Director: Louis CK
Louis CK returns with his latest comedy special, an hour of new material – by now among the many things he’s known and revered for is the fact that he turns around new material year in, year out. He won’t go on the road with a recycled routine – offering some “greatest hits” version of comedy with a few new bits. There are familiar and recurring themes, there are bits that are instantly so spot-on too as to seem like you must have heard them before from CK. But no. It’s new stuff. It’s always new stuff when Louis hits record.
Last year there was no new special from him – so this is the first since Oh My God. It’s available, as with previous comedy specials from Louis CK via his website, you pay $5 and you get to download both audio and video.
This intimate, hour-long show (with a snippet of opening act, Jay London) is Louis CK back in the comedy club, as opposed to the more grandiose theatre tours/specials. So it’s up-close, confessional, and filmed in high def, available 1080p HD – the first of Louis’s specials to be offered in this quality. It’s a front-row experience – or as close as can be – watching this from home.
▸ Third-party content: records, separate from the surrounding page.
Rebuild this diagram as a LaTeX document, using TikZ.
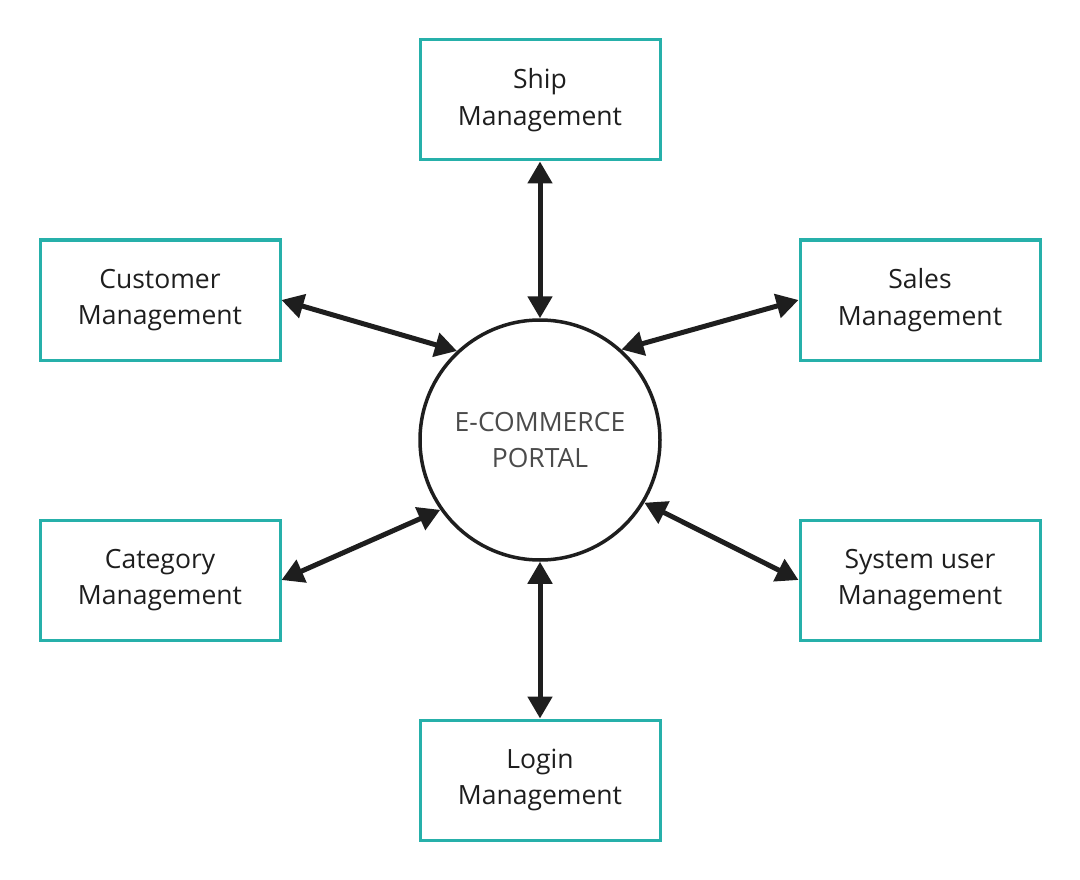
\documentclass[tikz,border=0pt]{standalone}
\usepackage{fontspec}
\setmainfont{Open Sans}
\usetikzlibrary{arrows.meta}
\definecolor{teal1}{RGB}{38,176,170}
\definecolor{ink}{RGB}{30,30,30}
\begin{document}
\begin{tikzpicture}[x=1pt,y=-1pt,
  mbox/.style={draw=teal1,line width=3pt,minimum width=240pt,minimum height=120pt,align=center,text=ink,font=\fontsize{26.5}{36.5}\selectfont,inner sep=0pt},
  conn/.style={draw=ink,line width=5pt,{Triangle[length=22pt,width=24pt]}-{Triangle[length=22pt,width=24pt]}}]
\useasboundingbox (0,0) rectangle (1080,880);
\node[draw=ink,line width=3.5pt,circle,minimum size=240pt,inner sep=0pt,align=center,text={rgb,255:red,75;green,75;blue,75},font=\fontsize{26.5}{36.5}\selectfont] (portal) at (540,440) {E-COMMERCE\\PORTAL};
\node[mbox] (ship) at (540,100) {Ship\\Management};
\node[mbox] (cust) at (160,300) {Customer\\Management};
\node[mbox] (sales) at (920,300) {Sales\\Management};
\node[mbox] (cat) at (160,580) {Category\\Management};
\node[mbox] (sys) at (920,580) {System user\\Management};
\node[mbox] (login) at (540,780) {Login\\Management};
\draw[conn] (ship.south) -- (portal.north);
\draw[conn] (login.north) -- (portal.south);
\draw[conn] (cust.east) -- (portal.133);
\draw[conn] (sales.west) -- (portal.48);
\draw[conn] (cat.east) -- (portal.215);
\draw[conn] (sys.west) -- (portal.-31);
\end{tikzpicture}
\end{document}
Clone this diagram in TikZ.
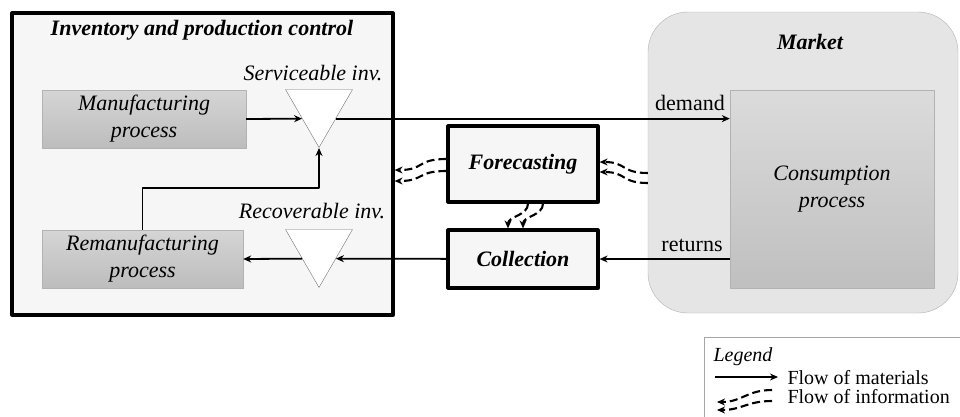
\documentclass[tikz,border=0pt]{standalone}
\usepackage{fontspec}
\setmainfont{Liberation Serif}
\usetikzlibrary{shapes.geometric,shadows,arrows.meta,calc}

\begin{document}
\begin{tikzpicture}[x=1pt, y=-1pt, font=\fontsize{22}{27}\selectfont, line join=round, >={Stealth[length=8pt,width=7pt]},
	ctrl/.style={draw, line width=3.2pt, fill=gray!7, drop shadow={shadow xshift=2pt, shadow yshift=-2pt, opacity=0.35}},
	proc/.style={draw=gray!60, top color=gray!33, bottom color=gray!52, align=center, font=\fontsize{22}{27}\selectfont\itshape},
	inv/.style={draw=gray!90!black, fill=white, isosceles triangle, isosceles triangle stretches, shape border rotate=-90, minimum width=67, minimum height=58, inner sep=0pt},
	title/.style={font=\fontsize{22}{27}\selectfont\bfseries\itshape},
	flow/.style={->, line width=1.8pt},
	info/.style={->, dash pattern=on 8pt off 4pt, line width=2.1pt}]
	\useasboundingbox (0,0) rectangle (960,416);
	% inventory and production control
	\node[ctrl, minimum width=381, minimum height=302] (ipc) at (202.5,164) {};
	\node[title] (ipct) at (202,30) {Inventory and production control};
	\node[proc, minimum width=204, minimum height=58] (man) at (144,119) {Manufacturing\\process};
	\node[proc, minimum width=201, minimum height=58] (rem) at (142.5,259) {Remanufacturing\\process};
	\node[inv, anchor=apex] (svc) at (319,148) {};
	\node[inv, anchor=apex] (rec) at (319,288) {};
	\node[anchor=base, font=\fontsize{22}{27}\selectfont\itshape] (svcl) at (313,80) {Serviceable inv.};
	\node[anchor=base, font=\fontsize{22}{27}\selectfont\itshape] (recl) at (312,218) {Recoverable inv.};
	% forecasting and collection
	\node[ctrl, title, minimum width=150, minimum height=76] (fc) at (523,164) {Forecasting};
	\node[ctrl, title, minimum width=150, minimum height=58] (col) at (523,259) {Collection};
	% market
	\node[draw=gray!60, fill=gray!20, rounded corners=40, minimum width=310, minimum height=301] (mkt) at (803,162.5) {};
	\node[title] (mktt) at (810,42) {Market};
	\node[proc, minimum width=204, minimum height=198, top color=gray!28, bottom color=gray!50] (cons) at (832,189) {Consumption\\process};
	\node (dem) at (690,103) {demand};
	\node (ret) at (692,245) {returns};
	% material flows
	\draw[flow] (man.east) -- (svc.right side);
	\draw[flow] (svc.left side) -- (svc.left side -| cons.west);
	\draw[flow] (rem.north) -- ++(0,-42) -| (svc.apex);
	\draw[flow] (col) -- (rec.left side);
	\draw[flow] (rec.right side) -- (rem.east);
	\draw[flow] (cons.west |- col) -- (col);
	% information flows
	\draw[info] ($(fc.west)+(0,-5)$) .. controls +(-30,0) and +(30,0) .. ($(ipc.east)+(0,6)$);
	\draw[info] ($(fc.west)+(0,7)$) .. controls +(-30,0) and +(30,0) .. ($(ipc.east)+(0,17)$);
	\draw[info] ($(fc.east -| mkt.west)+(0,9)$) .. controls +(-27,0) and +(27,0) .. ($(fc.east)+(0,-2)$);
	\draw[info] ($(fc.east -| mkt.west)+(0,19)$) .. controls +(-27,0) and +(27,0) .. ($(fc.east)+(0,8)$);
	\draw[info] ($(fc.south)+(5,0)$) .. controls +(0,12) and +(0,-12) .. ($(col.north)+(-15,0)$);
	\draw[info] ($(fc.south)+(20,0)$) .. controls +(0,12) and +(0,-12) .. ($(col.north)+(0,0)$);
	% legend
	\draw[gray!70] (704,337) rectangle (961,417);
	\node[anchor=base west, font=\fontsize{20}{24}\selectfont\itshape] (lgd) at (710,361) {Legend};
	\node[anchor=west, font=\fontsize{20}{24}\selectfont] (lmat) at (784,378) {Flow of materials};
	\node[anchor=west, font=\fontsize{20}{24}\selectfont] (linf) at (784,397) {Flow of information};
	\draw[flow] ($(lmat.west)+(-69,-1)$) -- ($(lmat.west)+(-6,-1)$);
	\draw[info] ($(linf.west)+(-12,-7)$) .. controls +(-25,0) and +(25,0) .. ($(linf.west)+(-67,5)$);
	\draw[info] ($(linf.west)+(-12,4)$) .. controls +(-25,0) and +(25,0) .. ($(linf.west)+(-67,13)$);
\end{tikzpicture}
\end{document}
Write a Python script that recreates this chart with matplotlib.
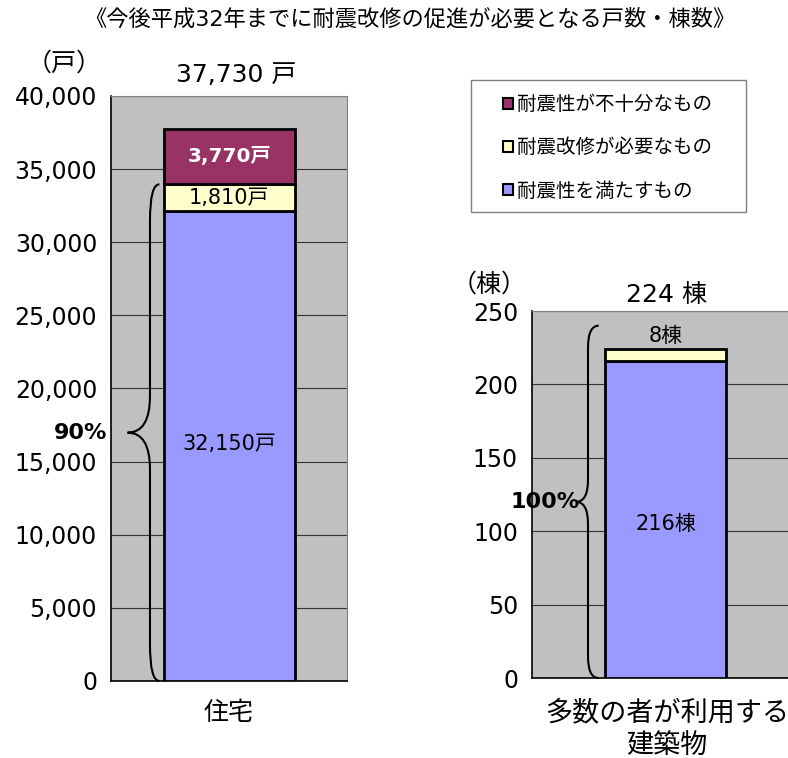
import matplotlib
matplotlib.use('Agg')
import matplotlib.pyplot as plt
from matplotlib.path import Path
from matplotlib.patches import PathPatch, Patch, Rectangle

plt.rcParams['font.family'] = ['DejaVu Sans', 'Noto Sans CJK JP']
和文 = ['Noto Sans CJK JP', 'DejaVu Sans']

# データ
系列名 = ['耐震性を満たすもの', '耐震改修が必要なもの', '耐震性が不十分なもの']
色 = ['#9999FF', '#FFFFCC', '#993366']
住宅 = [32150, 1810, 3770]
建築物 = [216, 8, 0]
住宅ラベル = ['32,150戸', '1,810戸', '3,770戸']
建築物ラベル = ['216棟', '8棟']
住宅目盛 = list(range(0, 40001, 5000))
建築物目盛 = list(range(0, 251, 50))


def 括弧(ax, x, xtip, w, y0, y1, d):
    ymid = (y0 + y1) / 2
    verts = [(x + w, y1), (x, y1), (x, y1 - d),
             (x, ymid + d), (x, ymid), (xtip, ymid),
             (x, ymid), (x, ymid - d),
             (x, y0 + d), (x, y0), (x + w, y0)]
    codes = [Path.MOVETO, Path.CURVE3, Path.CURVE3,
             Path.LINETO, Path.CURVE3, Path.CURVE3,
             Path.CURVE3, Path.CURVE3,
             Path.LINETO, Path.CURVE3, Path.CURVE3]
    ax.add_patch(PathPatch(Path(verts, codes), fill=False, lw=1.5,
                           color='black', clip_on=False, zorder=5))


def 軸設定(ax, 目盛, 上限):
    ax.set_facecolor('#C0C0C0')
    ax.set_xlim(-0.5, 0.5)
    ax.set_ylim(0, 上限)
    ax.set_yticks(目盛)
    ax.set_xticks([])
    ax.grid(axis='y', color='#333333', lw=0.8)
    ax.set_axisbelow(True)
    ax.tick_params(axis='y', length=0, pad=10, labelsize=17)
    for s in ['top', 'right']:
        ax.spines[s].set_color('#808080')
    for s in ['left', 'bottom']:
        ax.spines[s].set_color('black')
        ax.spines[s].set_linewidth(1.2)


fig = plt.figure(figsize=(7.88, 7.58), dpi=100)
ax1 = fig.add_axes([0.1409, 0.1016, 0.2995, 0.7718])
ax2 = fig.add_axes([0.675, 0.1055, 0.339, 0.4842])

軸設定(ax1, 住宅目盛, 40000)
ax1.set_yticklabels([f'{v:,}' for v in 住宅目盛])
軸設定(ax2, 建築物目盛, 250)

下 = 0
for v, c in zip(住宅, 色):
    ax1.bar(0, v, 0.555, bottom=下, color=c, edgecolor='black', lw=2, zorder=3)
    下 += v
下 = 0
for v, c in zip(建築物, 色):
    if v > 0:
        ax2.bar(0, v, 0.453, bottom=下, color=c, edgecolor='black', lw=2, zorder=3)
    下 += v

# 棒の中の数値
ax1.text(0, 16200, 住宅ラベル[0], ha='center', va='center', fontsize=15)
ax1.text(0, 32150 + 1810 / 2, 住宅ラベル[1], ha='center', va='center', fontsize=15)
ax1.text(0, 33960 + 3770 / 2, 住宅ラベル[2], ha='center', va='center',
         fontsize=14.5, color='white', fontweight='bold')
ax2.text(0, 105, 建築物ラベル[0], ha='center', va='center', fontsize=15)
ax2.text(0, 233, 建築物ラベル[1], ha='center', va='center', fontsize=15)

# 合計
ax1.text(0.03, 40600, '37,730 戸', ha='center', va='bottom', fontsize=18)
ax2.text(0.005, 253, '224 棟', ha='center', va='bottom', fontsize=18)
ax1.text(-0.70, 41300, '（戸）', ha='center', va='bottom', fontsize=18, family=和文)
ax2.text(-0.66, 259, '（棟）', ha='center', va='bottom', fontsize=18, family=和文)

# 括弧と割合
括弧(ax1, -0.335, -0.43, 0.04, 0, 33960, 2500)
ax1.text(-0.63, 16980, '90%', ha='center', va='center', fontsize=16,
         fontweight='bold')
括弧(ax2, -0.29, -0.335, 0.04, 0, 240, 15)
ax2.text(-0.45, 120, '100%', ha='center', va='center', fontsize=16,
         fontweight='bold', zorder=6)

# 横軸ラベル
fig.text(229 / 788, 1 - 713 / 758, '住宅', ha='center', va='center', fontsize=18,
         family=和文)
fig.text(667 / 788, 1 - 729 / 758, '多数の者が利用する\n建築物', ha='center',
         va='center', fontsize=19.5, linespacing=1.25, family=和文)

# タイトル
fig.text(410 / 788, 1 - 19 / 758, '《今後平成32年までに耐震改修の促進が必要となる戸数・棟数》',
         ha='center', va='center', fontsize=16)

# 凡例（枠は別に描く）
fig.patches.append(Rectangle((471 / 788, 1 - 212 / 758), 275 / 788, 132 / 758,
                             transform=fig.transFigure, facecolor='white',
                             edgecolor='#808080', lw=1, zorder=0))
handles = [Patch(facecolor=c, edgecolor='black', lw=1.5) for c in 色[::-1]]
leg = fig.legend(handles, 系列名[::-1], loc='upper left',
                 bbox_to_anchor=(503 / 788, 1 - 95 / 758), fontsize=14,
                 handlelength=0.5, handleheight=0.5, handletextpad=0.2,
                 labelspacing=1.25, borderpad=0, borderaxespad=0,
                 frameon=False)

fig.savefig('out.png', dpi=100)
And the material traces around – reinvents/reworks – some of his favourite topics from recent years, being happy with the body he has (the aim now is for people to offer some surprise when he dies, to not expect/predict it), travelling with children – the selfishness of those without children convinced the screaming on the plane could only ever be upsetting to them, not to the parents that have battled with it for potentially days on end – and the selfie-obsessed social-media culture that is more interested in preserving a moment than actually experiencing it.
He’s the master.
At this point a Louis CK special is like a sit-down chat with an old friend. You’re just happy for him to do all the talking (it’s the only option, obviously) but it’s constantly amazing how he can go to dark places, intentionally twist and mangle an idea down towards the depths of depravity, only to emerge, having wrestled it back up to the surface, with an illuminating philosophically point shining, halo-like; these “lightbulb” moments seem to appear in Louis CK sets more often than in most from the current crop. That he can find a way to that point after engaging in the subverted-sophomoric always seems all the more impressive.
Live At The Comedy Store might not be CK’s absolute finest but it’s still full of fire. And there are one or two holy shit moments that you’d never get from another comic, nor on any of the other CK specials. That’s what’s so truly special about Louis CK.